Lausitzer Rundschau: Der peinliche Präsident Christian Wulff mimt ein letztes Mal den Ehrenmann
Cottbus (ots)
Alte Männer haben viel Zeit zum Nachdenken. Dem einen geht ein Licht auf und er gilt fortan als weiser, alter Mann. Das ist das eine Klischee vom alten Mann. Es gibt auch ein entgegengesetztes Klischee: Da ist ein alter Mann, der verrennt sich in einem Irrtum oder einer Lebenslüge. Sieht sich selbst als Held, der nicht versteht, wie andere ihn verkennen. Und die anderen - blicken brüskiert unter sich oder lachen verschämt. Das ist das Klischee vom starrsinnigen alten Mann.

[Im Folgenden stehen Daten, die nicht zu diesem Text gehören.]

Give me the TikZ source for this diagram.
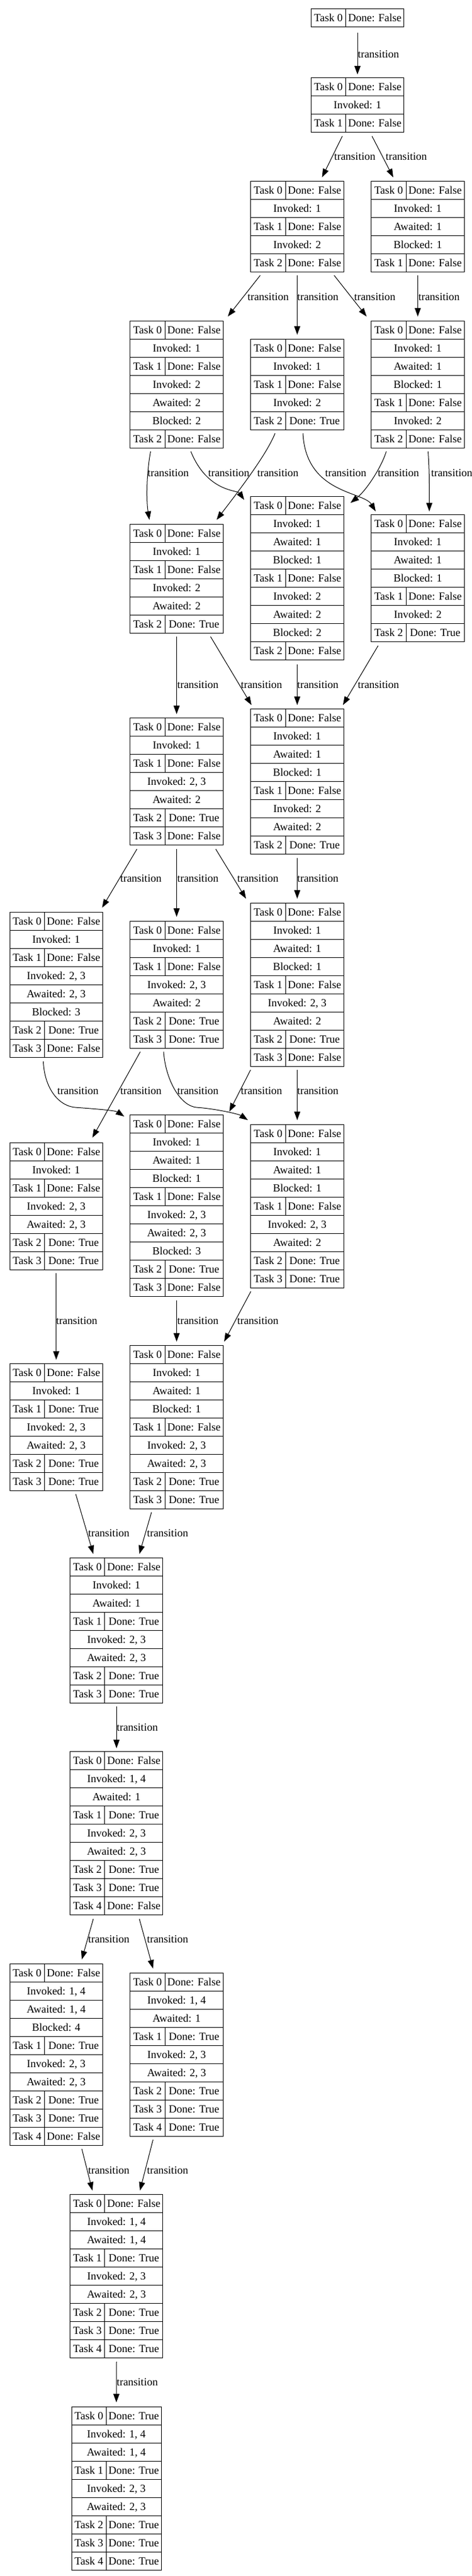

Von einem (ehemaligen) Bundespräsidenten erwartet man eher den Typus "weiser Mann", doch der Ex-Präsident Christian Wulff wird dem starrsinnigen immer ähnlicher. Nur dass er nicht alt ist. Was die Geschichte der gescheiterten Präsidentschaft- leider - noch peinlicher macht. Das ist traurig für ein Land, das sich zu einer angesehenen Demokratie entwickelt hat, die weltweit großen Respekt genießt. Hätte es so kommen müssen, dass Wulff unter Hohn, Spott und Mitleid (die schlimmste Form der Kritik) mit großem Bahnhof in den nicht verdienten, aber hochdotierten Ruhestand verabschiedet wird? Nein, hätte es nicht. Fairerweise muss man festhalten: Wulff wurde bis zum heutigen Tag strafrechtlich nichts nachgewiesen. Ins Strudeln kam er aufgrund seines zweifelhaften Umgangs mit der Wahrheit. Seinen Äußerungen fehlte die nötige Klarheit und Vollständigkeit, die ein Volk von seinem Bundespräsident erwarten darf. Je länger sich die Affäre um Urlaube und Häuslebau hinzog, um so seltsamer wirkten seine Beteuerungen, formaljuristisch nicht schuldig zu sein. Am Ende des Weges war nur noch das Bild eines Mannes übrig, dem es nicht um Ehre und Werte, sondern nur noch ums Geld ging. Und dann kam ein allerletztes kleines Fenster, in dem Wulff hätte Bescheidenheit aufblitzen lassen können. Er ließ es verschlossen, als wollte er trotzig dem Volk sagen: Ein Ehrenmann hat diesen Zapfenstreich verdient, ich bekomme den Zapfenstreich, also bin ich ein Ehrenmann. Tatsächlich hätte er verzichten können. Das wäre kein Schuldeingeständnis gewesen, sondern bei aller Niedrigkeit, die die Geschichte Wulff beherbergt, ein winziges Signal von Rest-Größe. Nun hat Deutschland aber auch das noch über sich ergehen lassen müssen. Kaum einer, der sich darüber freuen kann. Nicht einmal Satiriker. Denn keine noch so gute oder noch so bitterböse Satire kann das Fackel- und Trommel-Szenarium des gestrigen Abends toppen.